Another aspect of the Bill that should be highlighted is the fact that, for the first time, academy proprietors and sponsors will be subject to freedom of information legislation. Freedom of information has, of course, made the past year and a bit extremely rocky for this House, but, all in all, I think it is an extremely good thing and I am extremely pleased that that kind of public accountability will apply to academies and free schools so that we have a proper test of whether they are actually doing what we want and expect them to do.
I was around in the corridors of this House—although not as a Member, and nor, alas, in the corridors of power—when the Education and Inspections Act 2006 was making its progress as a Bill, and I remember that when the concept of trust schools was first floated there was a huge amount of sincere panic on the Labour Benches that that would open the floodgates and that it would be the end of the educational world and we would all be going to hell in a handcart because local authorities would not be able to control schools as they had previously. Now, four years on, has the world ended? No. Four years on, has trust status enabled Orchard school in my constituency to link up as a trust with the Bridge learning campus, which is driving very good improvements? Yes it has. Therefore, I say to Opposition Members that there was a lot of panic about the 2006 Act, and I also suspect that a lot of what is being said now is conjecture and expressions of fear about the liberation of forces that are not Government forces. I hope that alleviates some of the concerns among those on the Opposition Benches.

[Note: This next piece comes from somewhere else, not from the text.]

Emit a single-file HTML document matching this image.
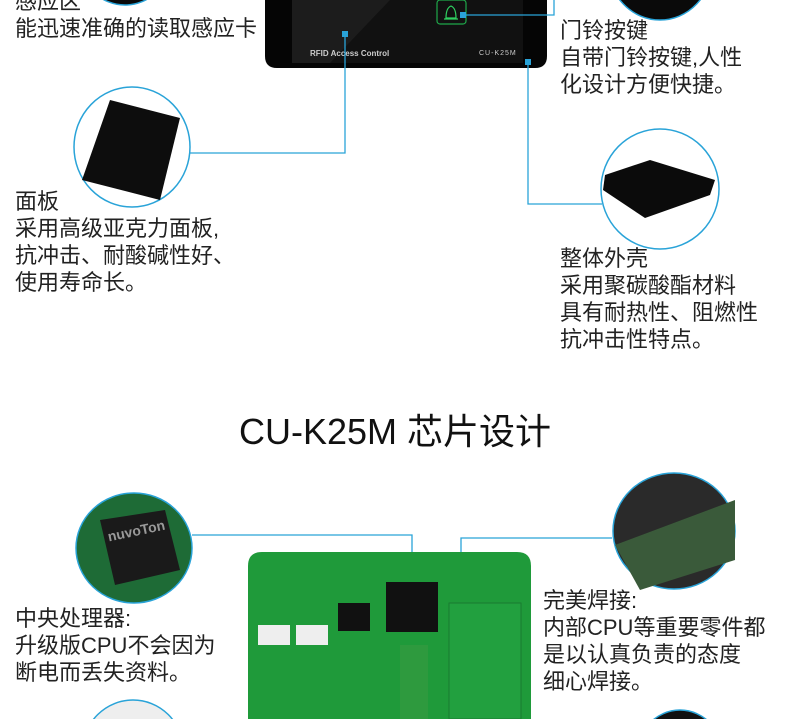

It is important not to see this Bill in isolation. We cannot solve everything through structural reform alone. It is certainly part of the equation, but we need to remember that there are far more measures in the coalition manifesto that tackle standards issues—and standards issues in respect of struggling, weak schools. If we were to see this Bill alone as the sole coalition offering on education, some of the concerns expressed by Opposition Members might carry more weight, but it does not stand alone. We also have reforms for improving discipline in struggling schools, which is one of the things that makes teaching in such schools so very difficult. Also, the pupil premium will send money directly to those children who most need it; of course there is work to be done on that, but that is what this House exists to do.
One development that I find particularly concerning, and scandalous, is that over the past 10 years pupil referral units have become repositories for children with special educational needs at the same time as special schools have been closed. I know no one wanted that to come about, but the House must address that tendency, and I hope the added responsibility for new academies to take care of children with SEN will improve the situation. I also hope that some of the measures we will be taking forward will look at pupil referral units alongside other society and voluntary organisations that can perform that function better.